Ces chiffres inquiètent de par leur volume, et ils font peur de par leur dynamisme. En 1974, la dette représente seulement 12% du PIB. Dans les années 60, les dépenses publiques pèsent 35% du PIB. Les dépenses publiques comme la dette françaises, apparaissent véritablement hors de contrôle.
On pourrait se rassurer en disant que nous ne sommes pas seuls. Ce n’est pas le cas. Force est de constater que bon nombre de pays, y compris les pays scandinaves réputés « dépensiers », au sens où la puissance publique intervient dans de nombreux domaines, ont su inverser la tendance, et diminuer leur niveau de dépenses publiques. La France se trouve isolée, elle est même visée par une procédure européenne pour déficits excessifs, au même titre que la Grèce et le Portugal. Sans même parler de notre voisin allemand qui lui affiche des excédents budgétaires et profitant de la formidable baisse des taux d’intérêt, devrait voir sa dette totale retrouver le seuil de 60% du PIB dès l’an prochain (contre encore plus de 70% récemment). En 2015, le déficit public français était de – 3,5 % du PIB, contre – 2,1 % du PIB dans la zone euro et – 2,4 % du PIB pour l’Union dans son ensemble. En 2016 il s’établit à 3,4% du PIB.
Le rapport PEBEREAU 2017, souligne également l’effet négatif de cette dette sur la compétitivité de notre économie. L’auteur met en avant les travaux de Richard RAHN qui estime qu’au-delà « d’un niveau de 30 %, la croissance du secteur public affecte négativement le développement économique ». Il est bien évident qu’à un certain niveau de dette et de déficits, les efforts mobilisés pour son remboursement se font au détriment de dépenses « productives ». Cela concerne bien sûr l’Etat dans son arbitrage budgétaire, qui peut reporter ou annuler des investissements stratégiques. Cela concerne également les entreprises, qui sous la pression fiscale, sont confrontées au même mécanisme. Cela concerne également les particuliers, qui selon le même modèle repoussent un investissement ou freinent leur consommation.
Nous l’avons vu, cette dette est aujourd’hui bon marché, un peu moins qu’hier déjà. Mais les taux se tendent actuellement :
- dans la perspective d’un relèvement des taux directeurs de la Réserve Fédérale, l’ensemble des rendements remontent d’une part,
- d’autre part, la dette française se voit pénalisée (bien qu’encore modérément) par le risque politique propre à son élection présidentielle prochaine. Ceci est assez nouveau et tient au fait que certains partis prônent le retrait de la zone euro, ou même une renégociation de notre dette publique, voir une augmentation des dépenses.

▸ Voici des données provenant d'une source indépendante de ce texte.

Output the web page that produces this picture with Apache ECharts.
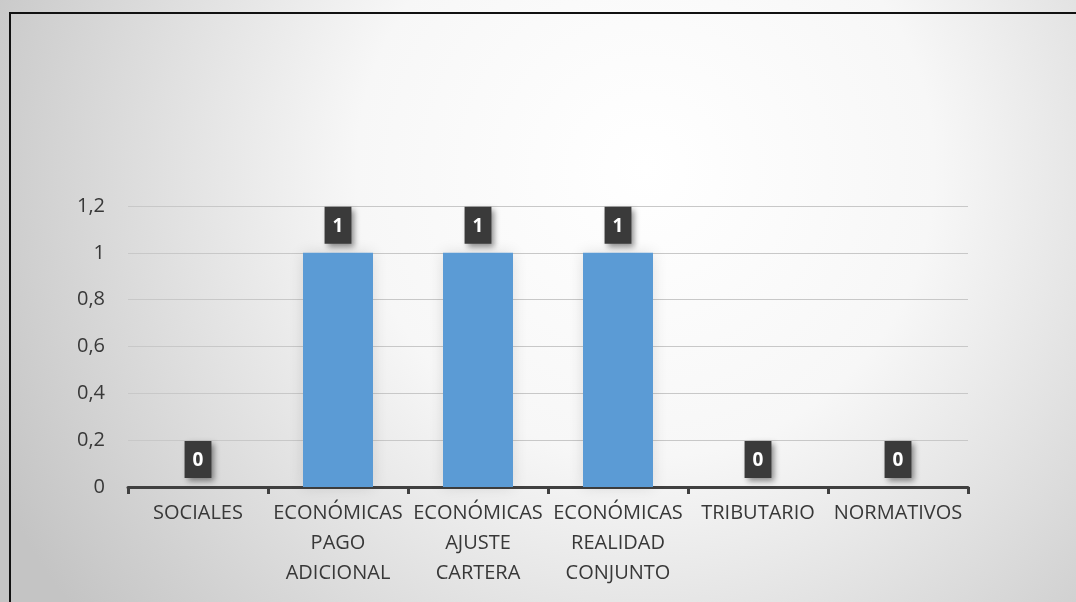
<!DOCTYPE html>
<html>
<head>
<meta charset="utf-8">
<script src="https://cdn.jsdelivr.net/npm/echarts@6/dist/echarts.min.js"></script>
<style>
  html, body { margin: 0; padding: 0; background: #fff; }
  #main { width: 1076px; height: 602px; }
  .frame {
    position: absolute; left: 9px; top: 12px; right: 0; bottom: 0;
    border-left: 2px solid #111; border-top: 2px solid #111;
    pointer-events: none;
  }
</style>
</head>
<body>
<div id="main"></div>
<div class="frame"></div>
<script>
const categories = [
  'SOCIALES',
  'ECONÓMICAS\nPAGO\nADICIONAL',
  'ECONÓMICAS\nAJUSTE\nCARTERA',
  'ECONÓMICAS\nREALIDAD\nCONJUNTO',
  'TRIBUTARIO',
  'NORMATIVOS'
];
const values = [0, 1, 1, 1, 0, 0];
const yTicks = { min: 0, max: 1.2, interval: 0.2 };

const font = '"Open Sans", sans-serif';
const chart = echarts.init(document.getElementById('main'));
chart.setOption({
  backgroundColor: {
    type: 'radial', x: 0.6, y: 0.28, r: 1.2,
    colorStops: [
      {offset: 0, color: '#ffffff'},
      {offset: 0.4, color: '#f7f7f7'},
      {offset: 1, color: '#c4c4c4'}
    ]
  },
  grid: { left: 128, right: 108, top: 206, bottom: 115 },
  xAxis: {
    type: 'category',
    data: categories,
    axisLine: { lineStyle: { color: '#404040', width: 3 } },
    axisTick: { show: true, length: 7, lineStyle: { color: '#404040', width: 3 } },
    axisLabel: {
      color: '#383838', fontSize: 20, fontFamily: font,
      lineHeight: 30, margin: 11, interval: 0
    }
  },
  yAxis: {
    type: 'value',
    min: yTicks.min, max: yTicks.max, interval: yTicks.interval,
    axisLine: { show: false },
    axisTick: { show: false },
    splitLine: { lineStyle: { color: '#c8c8c8', width: 1 } },
    axisLabel: {
      color: '#383838', fontSize: 20, fontFamily: font, margin: 23,
      formatter: v => String(+v.toFixed(1)).replace('.', ',')
    }
  },
  series: [{
    type: 'bar',
    data: values,
    barWidth: 70,
    itemStyle: {
      color: '#5b9bd5',
      shadowColor: 'rgba(0,0,0,0.12)', shadowBlur: 14
    },
    label: {
      show: true, position: 'top', distance: 9,
      color: '#fff', fontWeight: 'bold', fontSize: 19, fontFamily: font,
      backgroundColor: '#3a3a3a', padding: [10, 8, 8, 8],
      shadowColor: 'rgba(0,0,0,0.45)', shadowBlur: 6, shadowOffsetX: 3, shadowOffsetY: 3
    }
  }]
});
</script>
</body>
</html>
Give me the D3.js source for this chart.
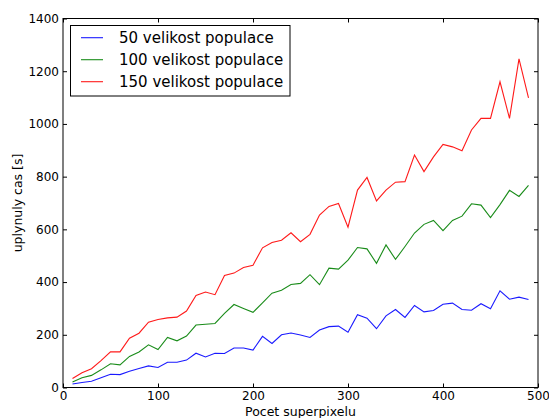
<!DOCTYPE html>
<html>
<head>
<meta charset="utf-8">
<script src="https://cdn.jsdelivr.net/npm/d3@7"></script>
<style>
  html, body { margin: 0; padding: 0; background: #fff; }
  svg { display: block; font-family: "DejaVu Sans", sans-serif; }
</style>
</head>
<body>
<script>
// Number of superpixels (x values)
const superpixels = [10,20,30,40,50,60,70,80,90,100,110,120,130,140,150,160,170,180,190,200,
  210,220,230,240,250,260,270,280,290,300,310,320,330,340,350,360,370,380,390,400,
  410,420,430,440,450,460,470,480,490];

// Elapsed time [s] for each population size
const pop50 = [13,19,24,37,50,49,62,72,82,76,96,96,104,130,116,130,129,150,150,142,
  194,167,200,207,199,190,218,231,233,210,276,263,223,272,296,266,311,287,292,316,
  320,296,293,318,299,367,335,343,334];
const pop100 = [21,37,46,67,90,86,118,135,162,144,190,177,195,237,240,243,281,315,300,285,
  321,358,369,391,395,428,390,453,449,483,531,526,471,541,486,535,586,619,634,595,
  634,650,697,692,645,694,748,725,767];
const pop150 = [34,56,71,102,135,135,187,206,248,258,264,267,290,349,362,352,425,434,455,464,
  530,550,559,587,553,581,654,687,698,608,749,797,708,749,779,781,882,819,875,922,
  913,898,977,1021,1021,1160,1021,1247,1099];

const seriesNames = ["50 velikost populace", "100 velikost populace", "150 velikost populace"];
const seriesColors = ["#0000ff", "#008000", "#ff0000"];
const xTicks = [0,100,200,300,400,500];
const yTicks = [0,200,400,600,800,1000,1200,1400];

const W = 549, H = 418;
const m = { left: 63, right: 549 - 538, top: 18.5, bottom: 418 - 387.5 };

const svg = d3.select("body").append("svg").attr("width", W).attr("height", H);

const x = d3.scaleLinear().domain([0, 500]).range([m.left, W - m.right]);
const y = d3.scaleLinear().domain([0, 1400]).range([H - m.bottom, m.top]);

const series = [pop50, pop100, pop150];
const line = d3.line().x((d, i) => x(superpixels[i])).y(d => y(d));

series.forEach((s, k) => {
  svg.append("path").datum(s)
    .attr("d", line)
    .attr("fill", "none")
    .attr("stroke", seriesColors[k])
    .attr("stroke-width", 1.1)
    .attr("stroke-opacity", 0.9);
});

// Axes: ticks point inward, mirrored on top and right
const tickLen = 4;
const axisStyle = g => {
  g.select(".domain").remove();
  g.selectAll("line").attr("stroke", "#000");
  g.selectAll("text").attr("font-size", 12).attr("fill", "#000").attr("font-family", "DejaVu Sans, sans-serif");
};

svg.append("g").attr("transform", `translate(0,${y(0)})`)
  .call(d3.axisBottom(x).tickValues(xTicks).tickSizeInner(-tickLen).tickSizeOuter(0).tickPadding(4).tickFormat(d3.format("d")))
  .call(axisStyle);
svg.append("g").attr("transform", `translate(0,${y(1400)})`)
  .call(d3.axisTop(x).tickValues(xTicks).tickSizeInner(-tickLen).tickSizeOuter(0).tickFormat(""))
  .call(axisStyle);
svg.append("g").attr("transform", `translate(${x(0)},0)`)
  .call(d3.axisLeft(y).tickValues(yTicks).tickSizeInner(-tickLen).tickSizeOuter(0).tickPadding(4).tickFormat(d3.format("d")))
  .call(axisStyle);
svg.append("g").attr("transform", `translate(${x(500)},0)`)
  .call(d3.axisRight(y).tickValues(yTicks).tickSizeInner(-tickLen).tickSizeOuter(0).tickFormat(""))
  .call(axisStyle);

// Plot frame
svg.append("rect")
  .attr("x", x(0)).attr("y", y(1400))
  .attr("width", x(500) - x(0)).attr("height", y(0) - y(1400))
  .attr("fill", "none").attr("stroke", "#000").attr("stroke-width", 1);

// Axis titles
svg.append("text")
  .attr("x", (x(0) + x(500)) / 2).attr("y", 416)
  .attr("text-anchor", "middle").attr("font-size", 12.5)
  .text("Pocet superpixelu");
svg.append("text")
  .attr("transform", `translate(22,${(y(0) + y(1400)) / 2}) rotate(-90)`)
  .attr("text-anchor", "middle").attr("font-size", 12.5)
  .text("uplynuly cas [s]");

// Legend
const lg = svg.append("g");
lg.append("rect")
  .attr("x", 70.5).attr("y", 25.5).attr("width", 219.5).attr("height", 70.5)
  .attr("fill", "#fff").attr("stroke", "#000").attr("stroke-width", 1);
seriesNames.forEach((name, k) => {
  const ly = 37.7 + k * 22;
  lg.append("line")
    .attr("x1", 81).attr("x2", 103).attr("y1", ly).attr("y2", ly)
    .attr("stroke", seriesColors[k]).attr("stroke-width", 1.1).attr("stroke-opacity", 0.9);
  lg.append("text")
    .attr("x", 119).attr("y", ly).attr("dy", "0.35em")
    .attr("font-size", 15).attr("fill", "#000")
    .text(name);
});
</script>
</body>
</html>
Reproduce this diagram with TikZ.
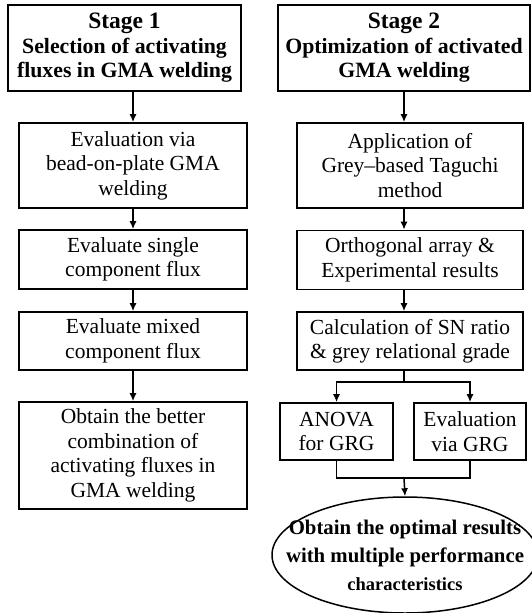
\documentclass[tikz,border=0pt]{standalone}
\usepackage{fontspec}
\setmainfont{Liberation Serif}
\usetikzlibrary{arrows.meta,shapes.geometric}

\begin{document}
\begin{tikzpicture}[
x=1pt,y=-1pt,
box/.style={
  draw,
  line width=1.6pt,
  inner sep=3pt,
  align=center,
  font=\fontsize{21.5}{24.5}\selectfont
},
head/.style={
  box,
  font=\fontsize{21.8}{24.5}\selectfont\bfseries
},
goal/.style={
  draw,
  ellipse,
  line width=1.5pt,
  inner xsep=-25pt,
  inner ysep=0pt,
  align=center,
  font=\fontsize{20.8}{28}\selectfont\bfseries
},
arr/.style={-{Latex[length=8pt,width=7pt]},line width=1.5pt},
wire/.style={line width=1.5pt}
]
\useasboundingbox (0,0) rectangle (531,613);

\node[head,minimum width=233pt,minimum height=86pt] (s1) at (124.5,48)
  {{\fontsize{23.5}{26}\selectfont Stage 1}\\Selection of activating\\fluxes in GMA welding};
\node[box,minimum width=228pt,minimum height=85pt] (e1) at (133,165.5)
  {Evaluation via\\bead-on-plate GMA\\welding};
\node[box,minimum width=228pt,minimum height=59pt] (e2) at (133,259.5)
  {Evaluate single\\component flux};
\node[box,minimum width=228pt,minimum height=58pt] (e3) at (133,341)
  {Evaluate mixed\\component flux};
\node[box,minimum width=228pt,minimum height=107pt] (e4) at (133,455.5)
  {Obtain the better\\combination of\\activating fluxes in\\GMA welding};

\node[head,minimum width=252pt,minimum height=86pt] (s2) at (404,48)
  {{\fontsize{23.5}{26}\selectfont Stage 2}\\Optimization of activated\\GMA welding};
\node[box,minimum width=226pt,minimum height=85pt] (r1) at (410,165.5)
  {Application of\\Grey--based Taguchi\\method};
\node[box,minimum width=226pt,minimum height=59pt] (r2) at (410,260)
  {Orthogonal array \&\\Experimental results};
\node[box,minimum width=226pt,minimum height=58pt] (r3) at (410,341)
  {Calculation of SN ratio\\\& grey relational grade};
\node[box,minimum width=113pt,minimum height=57pt] (an) at (336.5,431.5)
  {ANOVA\\for GRG};
\node[box,minimum width=112pt,minimum height=57pt] (ev) at (470,431.5)
  {Evaluation\\via GRG};
\node[goal,minimum width=266pt,minimum height=116pt] (res) at (405,555)
  {Obtain the optimal results\\with multiple performance\\{\fontsize{18.5}{28}\selectfont characteristics}};

\draw[arr] (s1.south -| e1.north) -- (e1.north);
\draw[arr] (e1) -- (e2);
\draw[arr] (e2) -- (e3);
\draw[arr] (e3) -- (e4);

\draw[arr] (s2.south) -- (s2.south |- r1.north);
\draw[arr] (s2.south |- r1.south) -- (s2.south |- r2.north);
\draw[arr] (s2.south |- r2.south) -- (s2.south |- r3.north);
\draw[wire] (s2.south |- r3.south) -- ++(0,11) coordinate (fork);
\draw[arr] (fork) -| (an.north);
\draw[arr] (fork) -| (ev.north);
\draw[wire] (an.south) -- ++(0,17) coordinate (merge) -| (ev.south);
\draw[arr] (merge -| fork) -- (res.north);
\end{tikzpicture}
\end{document}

Alors que près de 60% de notre dette négociable est détenue par des investisseurs non-résidents, de telles perspectives ne peuvent qu’inquiéter nos créanciers.
Alors que nous flirtons avec le seuil de 100% de dette, M. PEBEREAU estime dans son rapport que la hausse d’un point de taux, représentera une surcharge de 16 Md€ à horizon 2026 et 2,1 Md€ dès la première année, sur le coup de la dette.
En conclusion, Michel PEBEREAU s’inquiète de l’absence de débat autour de la problématique de la dette dans le cadre de la présidentielle. Cette question était pourtant bien présente dans les élections précédentes. Même s’il est difficile d’obtenir l’adhésion des électeurs à un projet de réforme, bien souvent et trompeusement qualifié « d’austérité ».
Au-delà des raisons d’équité générationnelle, la maîtrise et la réduction de nos dépenses publiques apparaissent comme la façon la plus sûre de dégager les moyens nécessaires dont nous avons besoin pour donner un souffle à notre économie.